Parents think they have given a child an unusual name, then discover when the child starts school that four other sets of parents had the same idea.
Often young parents choose names their parents found hopelessly old-fashioned or ugly.
I was blessed with both a given name no-one could pronounce and a surname no-one could spell. Both were the bane of my life at school!
Both my 2 where the only ones with their name throughout their school career. Until my daughters went into year 11 when another little girl joined in year 7.
DGD ended up with a name that, although her parents did not realise it, was/is a popular girl's name.
There were three other girls with the same name in her class in primary school. Each with a different spelling!
Hetty58
I like unusual names and my children and grandchildren all have them.
I do feel sorry for those given poplar names. They'll find others in their class or peer group with the same name.
People will assume that their parents are timid - also tend to guess their age by their name later on.
plus their parents are parents with little imagination
Oh gawd Hetty57 This probably says more about you than you realize.
And correcting a typo?
Were you were trying to be controversial?
Hetty57. Parents often do not know what the popular names are when they name their child.
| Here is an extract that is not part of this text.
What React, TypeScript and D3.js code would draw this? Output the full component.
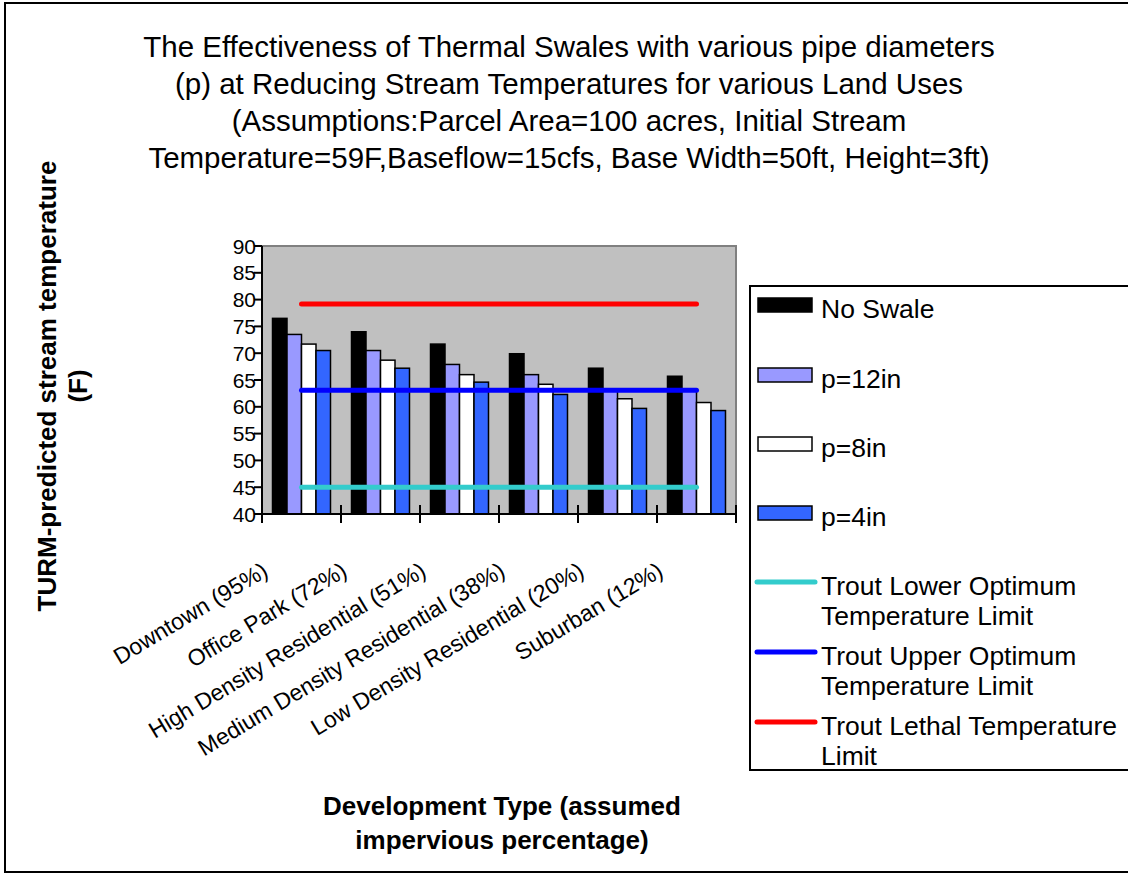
import React from "react";
import * as d3 from "d3";

const categories = [
  "Downtown (95%)",
  "Office Park (72%)",
  "High Density Residential (51%)",
  "Medium Density Residential (38%)",
  "Low Density Residential (20%)",
  "Suburban (12%)",
];
const seriesNames = ["No Swale", "p=12in", "p=8in", "p=4in"];
const noSwale = [76.5, 74.0, 71.7, 69.9, 67.2, 65.7];
const p12in = [73.5, 70.5, 67.9, 66.0, 63.3, 63.0];
const p8in = [71.7, 68.7, 66.0, 64.2, 61.5, 60.8];
const p4in = [70.5, 67.2, 64.6, 62.3, 59.7, 59.3];
const seriesColors = ["#000000", "#9999FF", "#FFFFFF", "#3366FF"];

const limitNames = [
  ["Trout Lower Optimum", "Temperature Limit"],
  ["Trout Upper Optimum", "Temperature Limit"],
  ["Trout Lethal Temperature", "Limit"],
];
const limitValues = [45, 63.1, 79.2];
const limitColors = ["#33CCCC", "#0000FF", "#FF0000"];

const yTicks = [40, 45, 50, 55, 60, 65, 70, 75, 80, 85, 90];
const titleLines = [
  "The Effectiveness of Thermal Swales with various pipe diameters",
  "(p) at Reducing Stream Temperatures for various Land Uses",
  "(Assumptions:Parcel Area=100 acres, Initial Stream",
  "Temperature=59F,Baseflow=15cfs, Base Width=50ft, Height=3ft)",
];
const yTitle = ["TURM-predicted stream temperature", "(F)"];
const xTitle = ["Development Type (assumed", "impervious percentage)"];

const FONT = "'Liberation Sans', Arial, Helvetica, sans-serif";

export default function App() {
  const W = 1128, H = 874;
  const left = 262, right = 736, top = 246, bottom = 514;
  const series = [noSwale, p12in, p8in, p4in];

  const x0 = d3.scaleBand<string>().domain(categories).range([left, right]).padding(0);
  const bw = x0.bandwidth();
  const x1 = d3
    .scaleBand<number>()
    .domain(d3.range(series.length))
    .range([bw * 0.133, bw * 0.867])
    .padding(0);
  const y = d3.scaleLinear().domain([40, 90]).range([bottom, top]);

  const firstC = (x0(categories[0]) as number) + bw / 2;
  const lastC = (x0(categories[categories.length - 1]) as number) + bw / 2;

  const legendBarRows = [305, 375, 444, 513];
  const legendLineRows = [582, 652, 722];

  return (
    <svg width={W} height={H} style={{ position: "absolute", left: 0, top: 0 }} fontFamily={FONT}>
      <rect x={0} y={0} width={W} height={H} fill="#fff" />
      <rect x={5} y={3} width={W + 10} height={869} fill="none" stroke="#000" strokeWidth={2} />

      {titleLines.map((t, i) => (
        <text key={i} x={569} y={57 + i * 37} fontSize={29.5} textAnchor="middle" fill="#000">
          {t}
        </text>
      ))}

      {/* plot area */}
      <rect x={left} y={top} width={right - left} height={bottom - top} fill="#C0C0C0" stroke="#808080" strokeWidth={2} />

      {/* bars */}
      {categories.map((c, ci) => (
        <g key={c} transform={`translate(${x0(c)},0)`}>
          {series.map((s, si) => (
            <rect
              key={si}
              x={x1(si)}
              y={y(s[ci])}
              width={x1.bandwidth()}
              height={y(40) - y(s[ci])}
              fill={seriesColors[si]}
              stroke="#000"
              strokeWidth={1.5}
            />
          ))}
        </g>
      ))}

      {/* limit lines */}
      {limitValues.map((v, i) => (
        <line
          key={i}
          x1={firstC}
          x2={lastC}
          y1={y(v)}
          y2={y(v)}
          stroke={limitColors[i]}
          strokeWidth={5}
          strokeLinecap="round"
        />
      ))}

      {/* axes */}
      <line x1={left} x2={left} y1={top} y2={bottom} stroke="#000" strokeWidth={2} />
      <line x1={left} x2={right} y1={bottom} y2={bottom} stroke="#000" strokeWidth={2} />
      {yTicks.map((t) => (
        <g key={t}>
          <line x1={left - 8} x2={left} y1={y(t)} y2={y(t)} stroke="#000" strokeWidth={2} />
          <text x={256} y={y(t) + 7.5} fontSize={21} textAnchor="end" fill="#000">
            {t}
          </text>
        </g>
      ))}
      {[...categories.map((c) => x0(c) as number), right].map((xv, i) => (
        <line key={i} x1={xv} x2={xv} y1={bottom - 9} y2={bottom + 9} stroke="#000" strokeWidth={2} />
      ))}
      {categories.map((c) => {
        const cx = (x0(c) as number) + bw / 2 - 32;
        const cy = 575;
        return (
          <text
            key={c}
            x={cx}
            y={cy}
            fontSize={23}
            textAnchor="end"
            fill="#000"
            transform={`rotate(-31,${cx},${cy})`}
          >
            {c}
          </text>
        );
      })}

      {/* axis titles */}
      {yTitle.map((t, i) => (
        <text
          key={i}
          x={0}
          y={0}
          fontSize={26}
          fontWeight="bold"
          textAnchor="middle"
          fill="#000"
          transform={`translate(${56 + i * 31},386) rotate(-90)`}
        >
          {t}
        </text>
      ))}
      {xTitle.map((t, i) => (
        <text key={i} x={502} y={815 + i * 34} fontSize={26} fontWeight="bold" textAnchor="middle" fill="#000">
          {t}
        </text>
      ))}

      {/* legend */}
      <rect x={750} y={286} width={400} height={484} fill="#fff" stroke="#000" strokeWidth={2} />
      {seriesNames.map((n, i) => (
        <g key={n}>
          <rect x={758} y={legendBarRows[i] - 7} width={54} height={14} fill={seriesColors[i]} stroke="#000" strokeWidth={1.5} />
          <text x={821} y={legendBarRows[i] + 13} fontSize={26.5} fill="#000">
            {n}
          </text>
        </g>
      ))}
      {limitNames.map((lines, i) => (
        <g key={i}>
          <line
            x1={757}
            x2={815}
            y1={legendLineRows[i]}
            y2={legendLineRows[i]}
            stroke={limitColors[i]}
            strokeWidth={5}
            strokeLinecap="round"
          />
          {lines.map((t, j) => (
            <text key={j} x={821} y={legendLineRows[i] + 13 + j * 30} fontSize={26.5} fill="#000">
              {t}
            </text>
          ))}
        </g>
      ))}
    </svg>
  );
}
We didn't, when we gave DS one of the most popular names in the year he was born. Likewise DS & DDiL with their eldest.
Unless you have teachers or Registrars of Births among your family and friends, or lots of people you know have babies you really have no idea what names are the most popular.
Often it is a name you may have decided decades before that you would really like a child of yours to have because it was not popular or you thought was unusual and it is a shock when you finally have a child and give them that name to discover that the name you love is top of the pops.
I find the idea that parents might be 'timid' in naming their children a very odd idea.
My name has always been shortened outside of the family, despite picking people up on it.,I would give a name that you like shortened because everyone does. Theses sill names like Tixie bell,must be so hard in the bearer. I would change it by deed poll.